Automate the automation
This sounds crazy, doesn’t it? It goes a long way in solving our automation problem, though. We should stop wasting money and focus more on writing testing scripts only once—and then reuse them for all the quality-assurance tasks across the entire value stream. Once you’ve cracked this nut you’ll see a tremendous increase in the test coverage and a dramatic reduction in software testing spendings. Model-driven testing is a good starting point, but isn’t very useful for performance and security testing.
The road to continuous performance testing
Over the past 30 years, companies have delayed their performance testing until just before the code was shipped to production. This habit results in a whole series of headaches such as:
late detection of flaws
original developers are no longer around to fix issues
time to market is at risk
performance shortcomings are ignored
Now, everyone agrees we have to shift performance testing to the left and start it earlier in the development process. But does this work as expected? Based on my experience, shift left is still a big upfront investment and requires continuous maintenance and care. I’ve seen it in a recent project. Performance engineers implemented a nice Jenkins-based performance testing gate. They developed API-level performance testing scripts, created the required data sets and executed these fully automated CICD performance pipelines on a daily basis. Frequent code changes resulted in testing scripts that no longer worked, and we ended up having to manually check all the scripts every day before executing the CICD performance tests. This semi-automated working method was not what we were after, but these problems presented themselves in every CICD performance testing project.

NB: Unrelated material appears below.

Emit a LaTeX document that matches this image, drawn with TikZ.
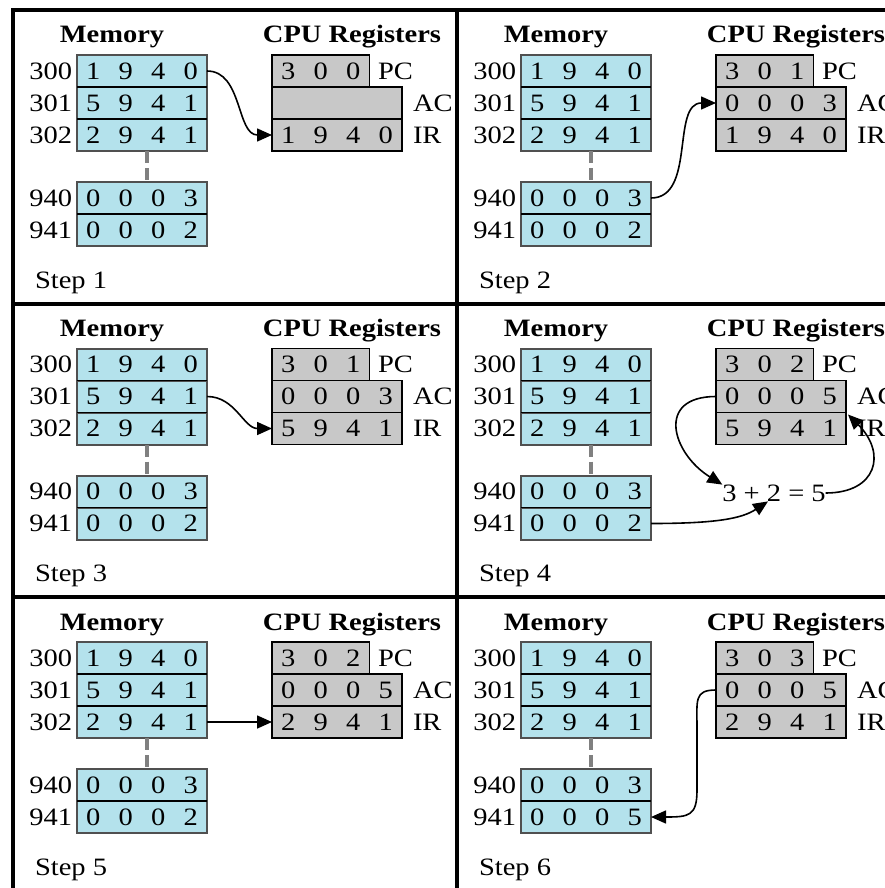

How to stop hiccups in continuous performance testing
First of all, we need to fix the scripting problem. Developers can maintain the scripts, but this keeps them away from their main tasks. Assigning additional automation engineers to agile teams will increase the costs as well. Unit tests are still in the hands of our developers, but what about all other automated testing scripts? Wouldn’t it be amazing if they could be created based on a formal specification? Well, there are some promising technological enhancements in the pipeline, but nothing solves the automation puzzle at the moment. At least one automated testing script has to be implemented. You can tag the functional testing scripts to be used for performance testing and let a script converter do the job. Convert it to your favorite load or security testing script and let your build pipeline dynamically run these automatically created scripts. Secondly, you’ll need a fully automated performance gate. We all hate repetitive tasks, such as manually reviewing the same key performance indicators over and over again. After a while, we get tired and miss any warning indicators. A much better option is to agree on a traffic-light approach based on preconfigured thresholds, such as:
Green: Ok, move on
Yellow: Attention, analysis is required
Red: Stop, fix required
This gives clear indicators and removes all doubts. Fully automated performance validation is definitely the way to go in the 21st century. Such baselines can be used for production monitoring as well. Finally, all results must be stored in a time-series database. Having dashboards in place will let you visualize key performance indicators. Service owners can review the important performance indicators, and you can use trending charts to compare the response times for different releases.
I’m hoping that our industry leads will embrace these concepts soon! Happy Performance Engineering!